President Obama has spent just under $2 million attempting to secure privacy on this issue, as well as his school records and even his Senate voting records. Now, what caught my eye was that the Hawaiian politician being interviewed believes Obama is "fibbing." "Fibbing" is a euphemism for lying. The Online Dictionary defines it as "an insignificant, childish lie," and they believe that the word was drawn from the word "fable," meaning "nonsense." It is also defined as "trivial." Every definition that I saw defined fibbing as a lie. That is reality. A fib is a lie, but it's much easier to take.
Two days later, a new story hit the wire regarding a local North Carolina state politician named James Black. Mr. Black rose to become Democratic speaker of the House of North Carolina, and he had a reputation for being a real wheeler-dealer. However, he was also adept at taking bribes in order to get things done. He was prosecuted, convicted, and was in jail until the day that he was interviewed. During the interview, he denied stealing; instead, he said, he just "stepped out of line." Therein lies another euphemism.

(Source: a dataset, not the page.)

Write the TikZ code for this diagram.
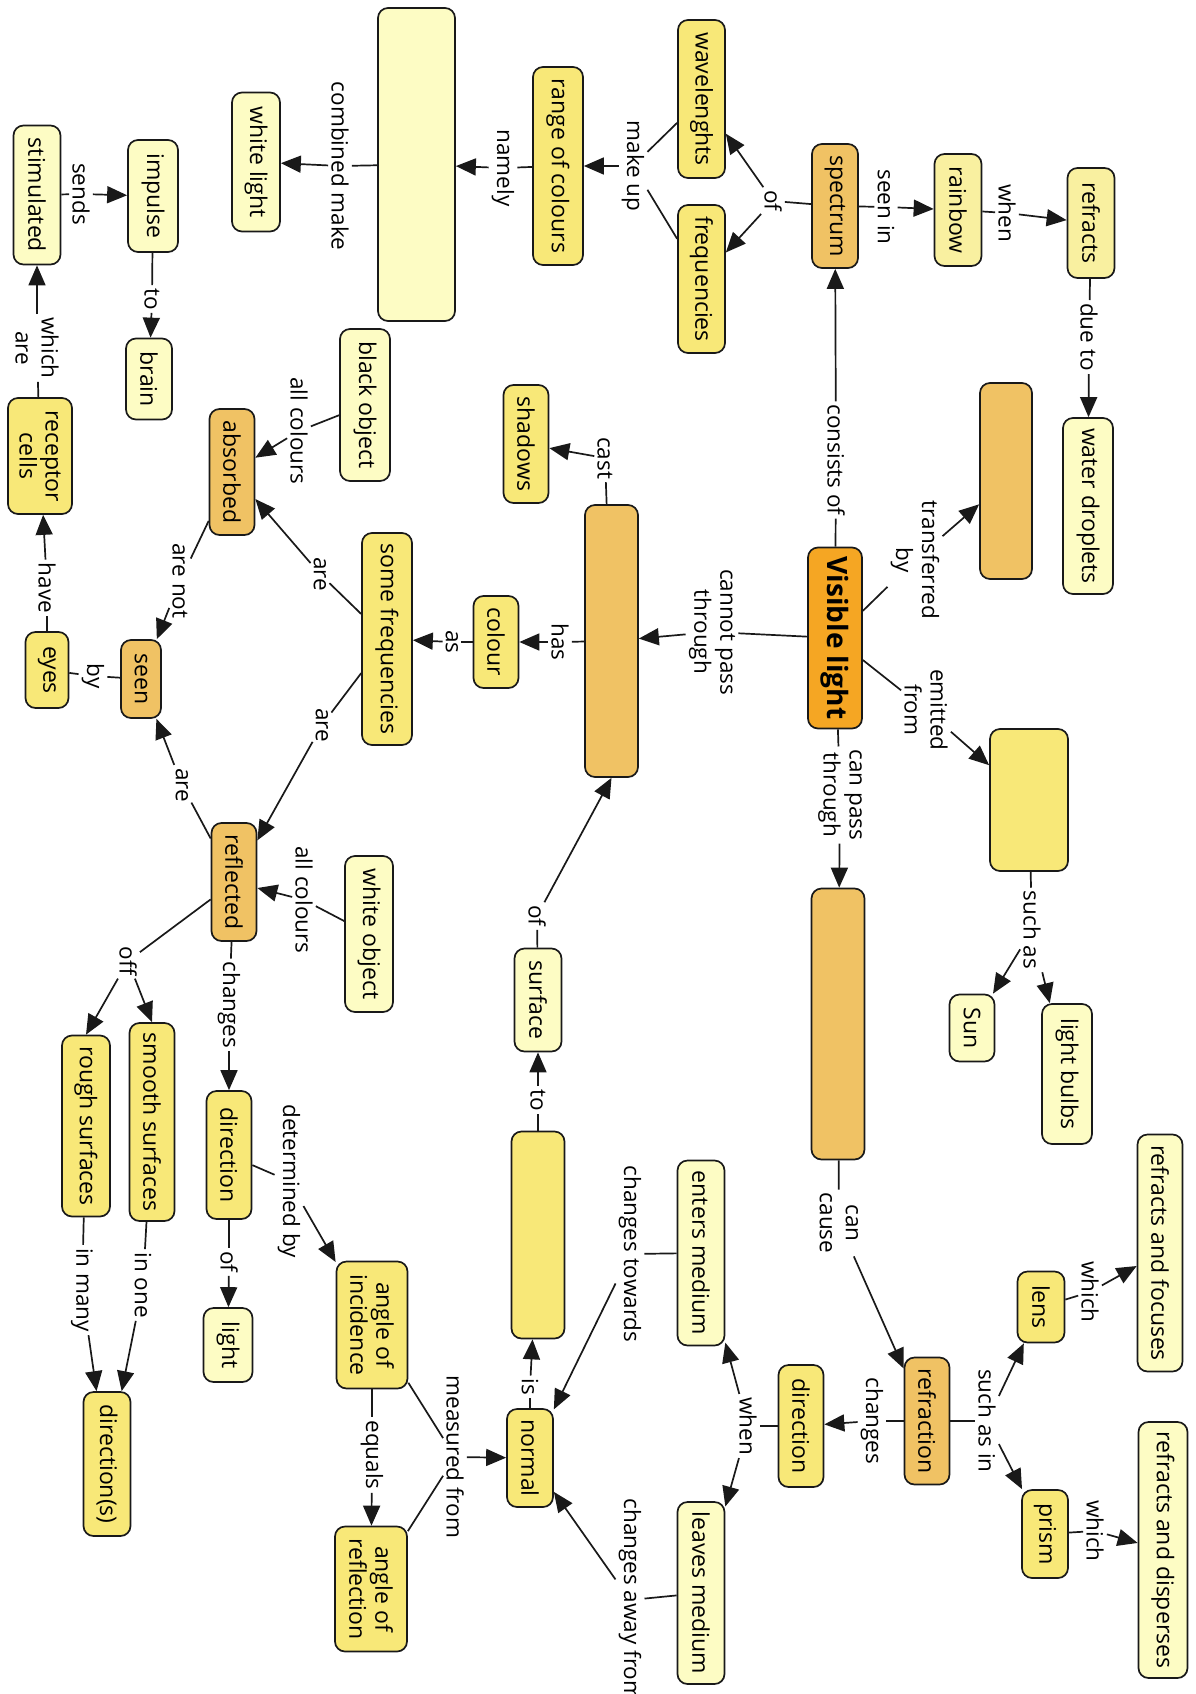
\documentclass[tikz,border=0pt]{standalone}
\usepackage{fontspec}
\setmainfont{Open Sans}
\usetikzlibrary{arrows.meta}
\definecolor{paleyellow}{HTML}{FDFCC4}
\definecolor{softyellow}{HTML}{F9F0A0}
\definecolor{midyellow}{HTML}{F8E878}
\definecolor{lightorange}{HTML}{F0C264}
\definecolor{deeporange}{HTML}{F5A623}
\tikzset{
  concept/.style={draw=black!90, line width=1.7pt, rounded corners=10pt, rotate=-90,
    inner sep=2pt, align=center, font=\fontsize{23}{26}\selectfont},
  pale/.style={concept, fill=paleyellow},
  soft/.style={concept, fill=softyellow},
  yel/.style={concept, fill=midyellow},
  org/.style={concept, fill=lightorange},
  sz/.style 2 args={minimum width=#1, minimum height=#2},
  link/.style={rotate=-90, inner sep=3pt, align=center, font=\fontsize{22.5}{26}\selectfont},
  conn/.style={line width=1.7pt, draw=black!90},
  arr/.style={conn, -{Triangle[length=20pt,width=17pt]}},
}

\begin{document}
\begin{tikzpicture}[x=1pt,y=-1pt]
  \useasboundingbox (0,0) rectangle (1196,1694);
  % concepts
  \node[concept, fill=deeporange, sz={181}{54}, font=\fontsize{28}{30}\selectfont\bfseries] (vis) at (835,638) {Visible light};
  \node[org, sz={196}{52}] (transfer) at (1006,481) {};
  \node[pale, sz={176}{50}] (droplets) at (1088,506) {water droplets};
  \node[soft, sz={110}{47}] (refracts) at (1091,223) {refracts};
  \node[soft, sz={112}{47}] (rainbow) at (958,210) {rainbow};
  \node[org, sz={124}{46}] (spectrum) at (835,206) {spectrum};
  \node[yel, sz={158}{47}] (waves) at (701.5,99) {wavelenghts};
  \node[yel, sz={148}{47}] (freqs) at (701.5,279) {frequencies};
  \node[yel, sz={198}{50}] (range) at (558,166) {range of colours};
  \node[pale, sz={313}{77}] (combo) at (416.5,164.5) {};
  \node[pale, sz={139}{48}] (whitelight) at (256,162) {white light};
  \node[pale, sz={112}{50}] (impulse) at (153,196) {impulse};
  \node[pale, sz={139}{47}] (stim) at (37,195) {stimulated};
  \node[pale, sz={81}{46}] (brain) at (149,379) {brain};
  \node[yel, sz={116}{64}] (receptor) at (40,456) {receptor\\cells};
  \node[pale, sz={152}{50}] (blackobj) at (365,405) {black object};
  \node[org, sz={126}{45}] (absorbed) at (232,472) {absorbed};
  \node[yel, sz={212}{50}] (somefreq) at (387,639) {some frequencies};
  \node[yel, sz={92}{45}] (colour) at (496,642) {colour};
  \node[yel, sz={118}{45}] (shadows) at (526,444) {shadows};
  \node[org, sz={272}{53}] (opaque) at (611.5,641) {};
  \node[org, sz={78}{40}] (seen) at (141,679) {seen};
  \node[yel, sz={76}{43}] (eyes) at (47,670) {eyes};
  \node[yel, sz={142}{78}] (emitbox) at (1029,800) {};
  \node[pale, sz={67}{45}] (sun) at (972,1028) {Sun};
  \node[pale, sz={140}{50}] (bulbs) at (1067,1074) {light bulbs};
  \node[org, sz={271}{53}] (canpass) at (838,1024) {};
  \node[org, sz={118}{45}] (reflected) at (234,882) {reflected};
  \node[pale, sz={156}{48}] (whiteobj) at (369,934) {white object};
  \node[pale, sz={103}{47}] (surface) at (538,1000) {surface};
  \node[yel, sz={198}{45}] (smooth) at (152,1122) {smooth surfaces};
  \node[yel, sz={181}{48}] (rough) at (86,1126) {rough surfaces};
  \node[yel, sz={128}{45}] (dirleft) at (229,1155) {direction};
  \node[pale, sz={74}{49}] (light) at (228,1345) {light};
  \node[yel, sz={144}{47}] (dirs) at (107,1464) {direction(s)};
  \node[yel, sz={127}{71}] (incidence) at (372,1325) {angle of\\incidence};
  \node[yel, sz={125}{72}] (reflection) at (371,1589) {angle of\\reflection};
  \node[yel, sz={207}{53}] (isbox) at (538,1235) {};
  \node[yel, sz={98}{46}] (normal) at (530,1458) {normal};
  \node[pale, sz={185}{47}] (enters) at (701,1253) {enters medium};
  \node[pale, sz={182}{47}] (leaves) at (701,1593) {leaves medium};
  \node[yel, sz={122}{45}] (dirright) at (801,1426) {direction};
  \node[org, sz={127}{45}] (refraction) at (927,1421) {refraction};
  \node[yel, sz={71}{47}] (lens) at (1041,1307) {lens};
  \node[yel, sz={88}{46}] (prism) at (1045,1534) {prism};
  \node[pale, sz={237}{45}] (focuses) at (1160,1253) {refracts and focuses};
  \node[pale, sz={256}{49}] (disperses) at (1163,1550) {refracts and disperses};
  % linking phrases
  \node[link] (l-consists) at (836,460) {consists of};
  \node[link] (l-transfer) at (915,560) {transferred\\by};
  \node[link] (l-emitted) at (926,710) {emitted\\from};
  \node[link] (l-seenin) at (886,207) {seen in};
  \node[link] (l-when) at (1007,213) {when};
  \node[link] (l-dueto) at (1089,337) {due to};
  \node[link] (l-of) at (773,201) {of};
  \node[link] (l-makeup) at (633,166) {make up};
  \node[link] (l-namely) at (503,168) {namely};
  \node[link] (l-combined) at (340,166) {combined make};
  \node[link] (l-sends) at (81,194) {sends};
  \node[link] (l-to) at (152,299) {to};
  \node[link] (l-whichare) at (37,348) {which\\are};
  \node[link] (l-have) at (47,588) {have};
  \node[link] (l-by) at (93,676) {by};
  \node[link] (l-allblack) at (299,431) {all colours};
  \node[link] (l-arenot) at (180,581) {are not};
  \node[link] (l-are1) at (320,574) {are};
  \node[link] (l-are2) at (322,725) {are};
  \node[link] (l-are3) at (182,785) {are};
  \node[link] (l-allwhite) at (304,900) {all colours};
  \node[link] (l-changes) at (229,1005) {changes};
  \node[link] (l-off) at (128,961) {off};
  \node[link] (l-determined) at (289,1181) {determined by};
  \node[link] (l-oflight) at (229,1262) {of};
  \node[link] (l-inone) at (143,1285) {in one};
  \node[link] (l-inmany) at (82,1290) {in many};
  \node[link] (l-equals) at (372,1455) {equals};
  \node[link] (l-measured) at (455,1457) {measured from};
  \node[link] (l-is) at (530,1387) {is};
  \node[link] (l-tosurface) at (538,1100) {to};
  \node[link] (l-ofsurface) at (537,916) {of};
  \node[link] (l-has) at (560,642) {has};
  \node[link] (l-as) at (452,642) {as};
  \node[link] (l-cast) at (605,458) {cast};
  \node[link] (l-cannot) at (712,632) {cannot pass\\through};
  \node[link] (l-canpass) at (840,795) {can pass\\through};
  \node[link] (l-suchas) at (1032,930) {such as};
  \node[link] (l-cancause) at (839,1223) {can\\cause};
  \node[link] (l-suchasin) at (987,1421) {such as in};
  \node[link] (l-whichlens) at (1090,1292) {which};
  \node[link] (l-whichprism) at (1095,1531) {which};
  \node[link] (l-changesdir) at (872,1421) {changes};
  \node[link] (l-whendir) at (748,1426) {when};
  \node[link] (l-towards) at (630,1254) {changes towards};
  \node[link] (l-away) at (630,1600) {changes away from};
  % connectors
  \draw[conn] (vis) -- (l-consists);
  \draw[arr] (l-consists) -- (spectrum);
  \draw[conn] (vis) -- (l-transfer);
  \draw[arr] (l-transfer) -- (transfer);
  \draw[conn] (vis) -- (l-emitted);
  \draw[arr] (l-emitted) -- (emitbox);
  \draw[conn] (vis) -- (l-cannot);
  \draw[arr] (l-cannot) -- (opaque);
  \draw[conn] (vis) -- (l-canpass);
  \draw[arr] (l-canpass) -- (canpass);
  \draw[conn] (spectrum) -- (l-seenin);
  \draw[arr] (l-seenin) -- (rainbow);
  \draw[conn] (rainbow) -- (l-when);
  \draw[arr] (l-when) -- (refracts);
  \draw[conn] (refracts) -- (l-dueto);
  \draw[arr] (l-dueto) -- (droplets);
  \draw[conn] (spectrum) -- (l-of);
  \draw[arr] (l-of) -- (waves);
  \draw[arr] (l-of) -- (freqs);
  \draw[conn] (waves) -- (l-makeup);
  \draw[conn] (freqs) -- (l-makeup);
  \draw[arr] (l-makeup) -- (range);
  \draw[conn] (range) -- (l-namely);
  \draw[arr] (l-namely) -- (combo);
  \draw[conn] (combo) -- (l-combined);
  \draw[arr] (l-combined) -- (whitelight);
  \draw[conn] (stim) -- (l-sends);
  \draw[arr] (l-sends) -- (impulse);
  \draw[conn] (impulse) -- (l-to);
  \draw[arr] (l-to) -- (brain);
  \draw[conn] (receptor) -- (l-whichare);
  \draw[arr] (l-whichare) -- (stim);
  \draw[conn] (eyes) -- (l-have);
  \draw[arr] (l-have) -- (receptor);
  \draw[conn] (seen) -- (l-by);
  \draw[conn] (l-by) -- (eyes);
  \draw[conn] (blackobj) -- (l-allblack);
  \draw[arr] (l-allblack) -- (absorbed);
  \draw[conn] (somefreq) -- (l-are1);
  \draw[arr] (l-are1) -- (absorbed);
  \draw[conn] (somefreq) -- (l-are2);
  \draw[arr] (l-are2) -- (reflected);
  \draw[conn] (absorbed) -- (l-arenot);
  \draw[arr] (l-arenot) -- (seen);
  \draw[conn] (reflected) -- (l-are3);
  \draw[arr] (l-are3) -- (seen);
  \draw[conn] (whiteobj) -- (l-allwhite);
  \draw[arr] (l-allwhite) -- (reflected);
  \draw[conn] (reflected) -- (l-changes);
  \draw[arr] (l-changes) -- (dirleft);
  \draw[conn] (reflected) -- (l-off);
  \draw[arr] (l-off) -- (smooth.west);
  \draw[arr] (l-off) -- (rough.west);
  \draw[conn] (dirleft) -- (l-determined);
  \draw[arr] (l-determined) -- (incidence);
  \draw[conn] (dirleft) -- (l-oflight);
  \draw[arr] (l-oflight) -- (light);
  \draw[conn] (smooth) -- (l-inone);
  \draw[arr] (l-inone) -- (dirs);
  \draw[conn] (rough) -- (l-inmany);
  \draw[arr] (l-inmany) -- (dirs);
  \draw[conn] (incidence) -- (l-equals);
  \draw[arr] (l-equals) -- (reflection);
  \draw[conn] (incidence) -- (l-measured);
  \draw[conn] (reflection) -- (l-measured);
  \draw[arr] (l-measured) -- (normal);
  \draw[conn] (normal) -- (l-is);
  \draw[arr] (l-is) -- (isbox);
  \draw[conn] (isbox) -- (l-tosurface);
  \draw[arr] (l-tosurface) -- (surface);
  \draw[conn] (surface) -- (l-ofsurface);
  \draw[arr] (l-ofsurface) -- (opaque.east);
  \draw[conn] (opaque) -- (l-has);
  \draw[arr] (l-has) -- (colour);
  \draw[conn] (colour) -- (l-as);
  \draw[arr] (l-as) -- (somefreq);
  \draw[conn] (opaque) -- (l-cast);
  \draw[arr] (l-cast) -- (shadows);
  \draw[conn] (emitbox) -- (l-suchas);
  \draw[arr] (l-suchas) -- (sun);
  \draw[arr] (l-suchas) -- (bulbs);
  \draw[conn] (canpass) -- (l-cancause);
  \draw[arr] (l-cancause) -- (refraction);
  \draw[conn] (refraction) -- (l-suchasin);
  \draw[arr] (l-suchasin) -- (lens);
  \draw[arr] (l-suchasin) -- (prism);
  \draw[conn] (lens) -- (l-whichlens);
  \draw[arr] (l-whichlens) -- (focuses);
  \draw[conn] (prism) -- (l-whichprism);
  \draw[arr] (l-whichprism) -- (disperses);
  \draw[conn] (refraction) -- (l-changesdir);
  \draw[arr] (l-changesdir) -- (dirright);
  \draw[conn] (dirright) -- (l-whendir);
  \draw[arr] (l-whendir) -- (enters);
  \draw[arr] (l-whendir) -- (leaves);
  \draw[conn] (enters) -- (l-towards);
  \draw[arr] (l-towards) -- (normal);
  \draw[conn] (leaves) -- (l-away);
  \draw[arr] (l-away) -- (normal);
\end{tikzpicture}
\end{document}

This proclivity to soften things, especially those things concerning our evaluation of ourselves, has serious ramifications in relation to God and especially so at this time of year. The reality of sin within ourselves must not be softened, or we may never overcome it. "It's trivial. It's nothing. It's just a little thing. It doesn't matter."
Matthew 5:37 But let your ‘Yes’ be ‘Yes,’ and your ‘No,’ ‘No.’ For whatever is more than these is from the evil one.
In direct contact. Can we see what is happening when this principle is violated in regard to our own personal integrity? "The heart is deceitful above all things and is desperately wicked," God says. "Who can know it?" We are equivocating regarding sin in us and denying our sins' sinfulness when we equivocate this way. When this happens, we soften it with a euphemism, a justification has begun, planted by the evil one to excuse ourselves. "Oh, my sins aren't bad. After all, they are just trivial, insignificant little ones." In this case, a euphemism can be deadly, for because of them Christ died, and perhaps in the future, they might claim our life, too, unless we face up to the reality.